В ту ночь сила начала покидать Маркиза. Сперва она излилась из него волной семени, а потом, покуда он спал, вытекала постепенно, будто вода из треснувшего кувшина. Маркиз терял невинность, и дело тут было не в физическом сближении с женщиной - такое с ним случалось и прежде. Он терял невинность потому, что любил эту женщину, хотел постоянно быть с нею, смотреть на нее и чувствовать на себе ее взгляд, познавать ее, войти в ее мир, иметь с нею детей. Продолжая подниматься в гору, Маркиз почувствовал, что сам для себя становится преградой на пути к Книге. И что вдобавок чужая сила отняла у него способность контролировать свои поступки, которой он некогда так гордился. Он посмотрел сверху на лагерь, на казавшихся игрушечными лошадей и суетящегося возле них Гоша, на спящую Веронику и самого себя, лежащего с нею рядом. С этого расстояния открывшееся ему зрелище можно было принять за цветную, но мертвую иллюстрацию, картину, написанную искусным пейзажистом, который человеческие фигуры помещает в ландшафт исключительно для украшения. Глядя вниз, Маркиз понял, что стоит перед выбором, а поскольку он верил, что серьезный выбор не совершают в одиночку, то повернулся и продолжал взбираться в гору, задевая ногой мелкие камушки, которые с жалобным шуршанием скатывались вниз.

13

На следующий день ввечеру подъехали к городку, стиснутому горами. Что-то в нем было странное. Наглухо закрытые двери и ставни, в двух придорожных трактирах ни души. Наконец путникам повстречался хмурый мужчина, посмотревший на них как на призраков. От него они узнали, что городок называется Монтрежо и в нем вот уже несколько дней свирепствует мор. Мужчина дал понять, что на теплый - да и вообще ни на какой - прием рассчитывать нечего. Перепуганные люди носу из домов не высовывают. Он посоветовал переночевать где-нибудь за пределами города и как можно быстрее отправляться дальше.

Хотя лошади устали и еле переставляли ноги, а путники были голодны и озябли, в городке решили не задерживаться.

В тот день Гош уловил едва заметную перемену, произошедшую после проведенной в горах ночи. Что случилось, ему не было известно. Он не видел ни уходящих из лагеря Маркиза и Веронику, ни того, как они возвращались - обнявшись и ничего не замечая вокруг.
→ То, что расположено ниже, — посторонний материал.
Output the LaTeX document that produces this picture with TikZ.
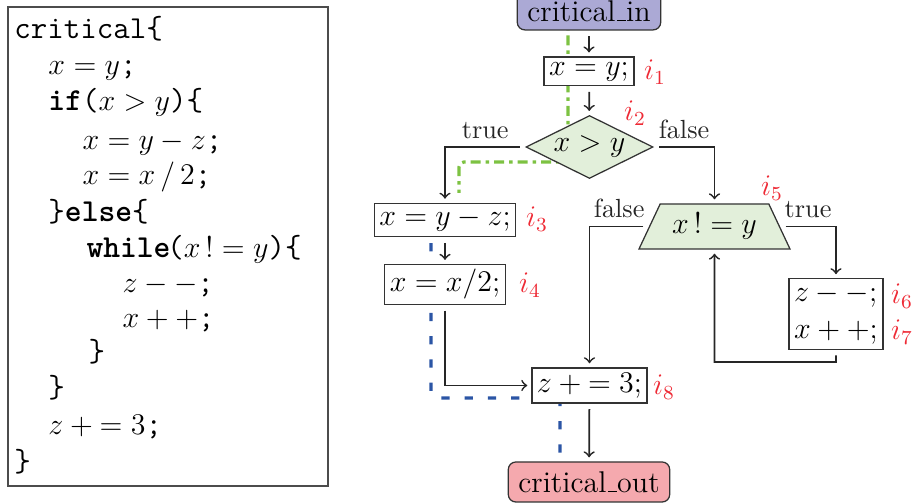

Да и увидев, наверно, все равно ничего бы не понял. Гош толком не знал, что такое мужчина и женщина и что заставляет их искать в темноте место, где можно соединиться. Он только чувствовал, что пропасть между людьми и животными не столь велика, как принято думать. А если даже и понимал, какова может быть любовь между людьми, то, вероятно, отождествлял ее приметы с ласками лошадей или внезапным помрачением рассудка его желтого пса.

Но теперь ему было ясно: что-то изменилось. Он замечал долгие и тяжелые взгляды Маркиза, которые тот бросал на едущую рядом Веронику. Видел радостное смущение обоих, когда их взгляды встречались. И видел, как трудно им было отводить друг от друга глаза. Гош почти ощущал ту силу, которая вынуждала их лошадей идти медленнее и чуть ли не бок о бок. В молчании сидящих на них людей он слышал вопросы, а в тех вопросах, что они задавали вслух, уже содержались ответы. Во внезапно проявившейся заботливости Маркиза ощущалась властность. Вероника покорно принимала его знаки внимания, но видно было, что и она сознает свою власть над ним, только власть эта иная, лучше скрываемая.